Where the incubating idea of uncovering the truths behind the heavily guarded mystic 'zone' is initiated by The Stalker, his persuasion gradually allows the other couple of acquaintances to join his voyage.
Finally back to the cliffhanging question- Who is the Stalker?
Since a brief context of the plot has been given to your advantage of perception, The Stalker is an utterly regular individual who somehow has the persuasive capability or rather sort of manipulating men to appease his curiosity of invading the forbidden and heavily scrutinized wasteland with armed militants, where a supposed zone lies and that too with a divine room, granting people's heartfelt desires once laid before it.
Seeing the perfectly composed apocalyptic utopia, the traits of The Stalker is rational and understandable, which eventually prepares a general and self-analytic and insightful effect.
Even though the mentioned simplicity that it bears, Tarkovsky's characters are quite opposite to simpleness as we come to realize that there are no idiosyncratic personal traits that has been presented.
The Stalker is Stalker. The Writer is Writer. The Scientist is Scientist.
The Stalker's wife is Stalker's Wife. The eradication of identifiable background makes the film already larger than the core notion it presents- Confrontation of the very desire of man!
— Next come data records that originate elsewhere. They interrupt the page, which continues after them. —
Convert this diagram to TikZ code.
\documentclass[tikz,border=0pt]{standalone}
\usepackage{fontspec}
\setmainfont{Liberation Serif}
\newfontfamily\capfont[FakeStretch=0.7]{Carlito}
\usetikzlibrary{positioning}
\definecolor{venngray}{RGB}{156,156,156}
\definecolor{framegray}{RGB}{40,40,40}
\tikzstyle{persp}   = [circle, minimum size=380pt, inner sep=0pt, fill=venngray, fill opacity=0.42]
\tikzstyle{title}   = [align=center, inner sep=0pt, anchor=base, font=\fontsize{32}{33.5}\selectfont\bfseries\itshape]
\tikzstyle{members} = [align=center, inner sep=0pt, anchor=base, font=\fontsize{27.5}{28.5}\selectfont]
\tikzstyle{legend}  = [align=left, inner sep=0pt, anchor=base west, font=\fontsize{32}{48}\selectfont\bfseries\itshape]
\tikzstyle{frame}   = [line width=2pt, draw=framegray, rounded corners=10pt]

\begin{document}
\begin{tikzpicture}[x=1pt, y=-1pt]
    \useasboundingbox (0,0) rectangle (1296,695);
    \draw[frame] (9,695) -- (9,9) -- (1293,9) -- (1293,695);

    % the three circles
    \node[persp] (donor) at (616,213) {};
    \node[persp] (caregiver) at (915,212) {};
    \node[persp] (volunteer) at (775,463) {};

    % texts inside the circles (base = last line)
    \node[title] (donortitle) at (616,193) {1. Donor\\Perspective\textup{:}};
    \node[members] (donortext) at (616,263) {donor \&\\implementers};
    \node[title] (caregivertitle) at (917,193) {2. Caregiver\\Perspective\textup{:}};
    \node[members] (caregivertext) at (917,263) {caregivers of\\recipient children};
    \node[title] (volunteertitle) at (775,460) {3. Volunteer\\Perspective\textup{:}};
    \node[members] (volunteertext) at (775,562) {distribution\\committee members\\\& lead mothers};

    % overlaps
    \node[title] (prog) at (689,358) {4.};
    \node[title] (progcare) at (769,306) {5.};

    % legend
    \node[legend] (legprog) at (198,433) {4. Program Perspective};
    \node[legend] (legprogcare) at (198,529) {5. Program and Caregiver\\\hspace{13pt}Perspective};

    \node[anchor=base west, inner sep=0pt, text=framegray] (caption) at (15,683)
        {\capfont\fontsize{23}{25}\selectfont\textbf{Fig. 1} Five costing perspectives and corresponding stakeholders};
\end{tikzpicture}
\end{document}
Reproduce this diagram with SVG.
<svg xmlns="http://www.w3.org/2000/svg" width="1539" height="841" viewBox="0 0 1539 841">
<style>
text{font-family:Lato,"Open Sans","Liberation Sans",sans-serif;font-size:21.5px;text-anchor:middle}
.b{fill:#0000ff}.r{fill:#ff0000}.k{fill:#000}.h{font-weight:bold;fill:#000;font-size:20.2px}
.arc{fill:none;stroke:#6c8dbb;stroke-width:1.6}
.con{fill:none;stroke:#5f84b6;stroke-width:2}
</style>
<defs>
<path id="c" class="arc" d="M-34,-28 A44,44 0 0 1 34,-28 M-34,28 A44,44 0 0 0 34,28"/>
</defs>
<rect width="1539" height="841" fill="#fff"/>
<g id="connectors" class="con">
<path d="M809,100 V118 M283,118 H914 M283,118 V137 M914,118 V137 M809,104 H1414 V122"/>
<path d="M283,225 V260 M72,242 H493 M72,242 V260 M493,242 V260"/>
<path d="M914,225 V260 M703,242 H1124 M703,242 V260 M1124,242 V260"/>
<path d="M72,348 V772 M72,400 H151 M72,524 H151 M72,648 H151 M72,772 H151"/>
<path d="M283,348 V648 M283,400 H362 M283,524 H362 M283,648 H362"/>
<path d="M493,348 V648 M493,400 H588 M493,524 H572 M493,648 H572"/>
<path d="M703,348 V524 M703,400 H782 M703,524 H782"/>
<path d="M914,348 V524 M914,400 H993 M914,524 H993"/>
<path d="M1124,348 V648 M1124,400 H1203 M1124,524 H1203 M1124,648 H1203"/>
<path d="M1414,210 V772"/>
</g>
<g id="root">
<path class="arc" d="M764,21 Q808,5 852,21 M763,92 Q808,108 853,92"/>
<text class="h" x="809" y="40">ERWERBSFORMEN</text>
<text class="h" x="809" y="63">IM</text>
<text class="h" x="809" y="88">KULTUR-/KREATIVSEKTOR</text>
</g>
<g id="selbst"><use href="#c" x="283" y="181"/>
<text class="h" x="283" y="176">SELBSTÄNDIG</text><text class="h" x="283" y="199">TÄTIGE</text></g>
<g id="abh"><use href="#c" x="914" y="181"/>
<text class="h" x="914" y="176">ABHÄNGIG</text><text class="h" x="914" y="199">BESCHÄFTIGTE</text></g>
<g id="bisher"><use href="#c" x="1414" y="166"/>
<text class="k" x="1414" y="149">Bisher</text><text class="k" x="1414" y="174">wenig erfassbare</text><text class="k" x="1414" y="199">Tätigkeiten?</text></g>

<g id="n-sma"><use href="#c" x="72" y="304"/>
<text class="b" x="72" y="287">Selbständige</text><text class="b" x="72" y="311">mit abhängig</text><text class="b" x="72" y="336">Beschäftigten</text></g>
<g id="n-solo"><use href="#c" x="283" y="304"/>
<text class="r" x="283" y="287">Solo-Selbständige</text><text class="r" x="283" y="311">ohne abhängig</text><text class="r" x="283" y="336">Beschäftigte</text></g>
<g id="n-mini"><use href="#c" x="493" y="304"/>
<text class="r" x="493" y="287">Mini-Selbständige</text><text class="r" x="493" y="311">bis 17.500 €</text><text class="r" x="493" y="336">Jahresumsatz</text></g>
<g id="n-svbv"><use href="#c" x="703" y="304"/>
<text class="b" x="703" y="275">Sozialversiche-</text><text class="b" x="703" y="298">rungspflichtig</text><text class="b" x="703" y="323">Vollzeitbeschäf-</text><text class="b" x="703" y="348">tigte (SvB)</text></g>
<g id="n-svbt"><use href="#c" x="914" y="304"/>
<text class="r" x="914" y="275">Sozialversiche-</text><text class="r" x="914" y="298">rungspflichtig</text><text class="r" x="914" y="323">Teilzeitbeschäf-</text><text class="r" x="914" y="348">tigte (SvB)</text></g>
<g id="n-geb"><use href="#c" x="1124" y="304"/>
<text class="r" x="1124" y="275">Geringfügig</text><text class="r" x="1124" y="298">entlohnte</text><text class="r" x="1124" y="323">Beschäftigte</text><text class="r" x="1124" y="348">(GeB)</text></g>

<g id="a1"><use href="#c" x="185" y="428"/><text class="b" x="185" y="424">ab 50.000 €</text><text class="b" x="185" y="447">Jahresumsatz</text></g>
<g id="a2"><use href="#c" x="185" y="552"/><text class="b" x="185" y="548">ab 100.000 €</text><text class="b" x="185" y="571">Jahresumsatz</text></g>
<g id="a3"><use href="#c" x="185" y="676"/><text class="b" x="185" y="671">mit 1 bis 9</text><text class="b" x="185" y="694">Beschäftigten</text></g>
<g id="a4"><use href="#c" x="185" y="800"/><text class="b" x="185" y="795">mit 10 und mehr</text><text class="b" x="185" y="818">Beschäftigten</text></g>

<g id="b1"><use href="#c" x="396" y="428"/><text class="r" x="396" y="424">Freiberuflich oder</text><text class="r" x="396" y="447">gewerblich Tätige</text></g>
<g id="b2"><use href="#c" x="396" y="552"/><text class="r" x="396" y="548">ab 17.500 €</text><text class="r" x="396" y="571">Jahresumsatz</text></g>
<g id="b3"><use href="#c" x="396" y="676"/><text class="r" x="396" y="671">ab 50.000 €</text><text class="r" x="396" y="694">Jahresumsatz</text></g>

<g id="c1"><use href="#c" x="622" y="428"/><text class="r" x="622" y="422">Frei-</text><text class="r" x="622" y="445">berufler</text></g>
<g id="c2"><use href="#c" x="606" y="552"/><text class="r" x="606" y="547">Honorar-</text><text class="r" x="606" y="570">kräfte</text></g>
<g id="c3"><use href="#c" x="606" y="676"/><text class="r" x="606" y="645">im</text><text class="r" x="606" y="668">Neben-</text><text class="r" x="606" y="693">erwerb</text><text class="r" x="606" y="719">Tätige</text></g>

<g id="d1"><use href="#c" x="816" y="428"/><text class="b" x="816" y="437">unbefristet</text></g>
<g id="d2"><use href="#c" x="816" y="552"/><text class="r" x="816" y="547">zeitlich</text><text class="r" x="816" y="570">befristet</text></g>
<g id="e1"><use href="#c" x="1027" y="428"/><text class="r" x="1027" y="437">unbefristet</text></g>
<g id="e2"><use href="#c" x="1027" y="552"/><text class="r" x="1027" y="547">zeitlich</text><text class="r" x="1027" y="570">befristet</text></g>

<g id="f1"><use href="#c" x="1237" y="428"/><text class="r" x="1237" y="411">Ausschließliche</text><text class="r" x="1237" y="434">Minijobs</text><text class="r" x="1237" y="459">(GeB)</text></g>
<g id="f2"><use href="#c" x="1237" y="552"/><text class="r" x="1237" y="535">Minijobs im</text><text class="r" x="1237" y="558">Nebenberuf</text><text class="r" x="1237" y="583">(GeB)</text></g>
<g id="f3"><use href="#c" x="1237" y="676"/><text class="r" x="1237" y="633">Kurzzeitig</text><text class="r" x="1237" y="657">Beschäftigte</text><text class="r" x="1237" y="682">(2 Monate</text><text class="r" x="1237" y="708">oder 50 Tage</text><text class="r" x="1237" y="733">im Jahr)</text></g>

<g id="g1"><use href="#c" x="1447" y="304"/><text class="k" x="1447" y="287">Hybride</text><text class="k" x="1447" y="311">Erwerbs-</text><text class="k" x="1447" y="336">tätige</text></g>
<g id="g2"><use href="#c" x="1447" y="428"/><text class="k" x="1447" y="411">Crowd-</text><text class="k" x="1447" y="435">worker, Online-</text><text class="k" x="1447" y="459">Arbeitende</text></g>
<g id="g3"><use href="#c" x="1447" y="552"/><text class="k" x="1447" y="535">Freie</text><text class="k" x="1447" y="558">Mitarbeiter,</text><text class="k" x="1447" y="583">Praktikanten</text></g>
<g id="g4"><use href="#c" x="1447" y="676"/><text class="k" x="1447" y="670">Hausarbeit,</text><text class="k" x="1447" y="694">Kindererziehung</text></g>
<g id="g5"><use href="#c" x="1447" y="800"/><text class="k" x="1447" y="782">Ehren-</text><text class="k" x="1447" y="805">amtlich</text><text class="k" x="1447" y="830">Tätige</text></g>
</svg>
Even though drenched in an epiphany, 'Stalker' is such existential prose that often raises conflicts and leaves us with non-crystal answers, forcing the film's mechanism to surpass itself in a gradual motion. How can a film surpass itself ? Now that's a direct contradiction to its laid foundations in the first place. The inexplicable perplexity that you probably experiencing while reading this is nothing compared to that of the actual film.
The Stalker that is hell-bent on discovering about the zone to probably make his wishes fulfilled, doesn't quite fathom the nature of the divinity whereas the respect that it demands is fully comprehensible to him.
The extraordinaire that sets 'Stalker' apart from other tons of philosophical films is the very confrontational conflicts that it arises.
The marginal space of relative interpretation that Tarkovky's grand humane exploration leaves, allows me to build a modest idea which being is that the zone is a literal non-existent space that has made it's existence viable through the unfazed desires of the human heart and more than its context from a dystopian wasteland, the human psychology has made it's actuality real.
Tarkovsky has deliberately proven the core conflict by a negative approach through the three ramblers that on the initial moments of the film stares right into our face and yet we fail to decipher -
"How can I put a name to what it is that I want ?"
The soliloquy of The Stalker is the very explanation of the film's context. We don't know ourselves well in the first place to be able to figure out our psychological processes into grasping our desires.
With an enhanced approach of belief in divinity and faith in one's own self, the film has even maintained literary characteristics of relevance and even subdued political criticism of the Soviet Union in its screenplay which plays as a necessary trait to the brilliant track of the narrative.
With one of the absolute elitist conclusion sequences in the history of cinema, that probably hints in the not so distant evolution of humanity in it's a psychological plethora, the open ended mystic tail again leaves us with contradictory settlements on the film's message, even though the cathartic yet chaotic perfection it achieves while doing so.
As being Tarkovsky's most ambitious work, the magnificently haunting and unnerving cinematographic technicalities of editing and camera movements with colour tones perfectly complimenting every approach of the narrative will unarguably put you in an introspective numbness that it undeniably did to me.
'Stalker' is a cinematic experience that will never be equalled, let alone be surpassed.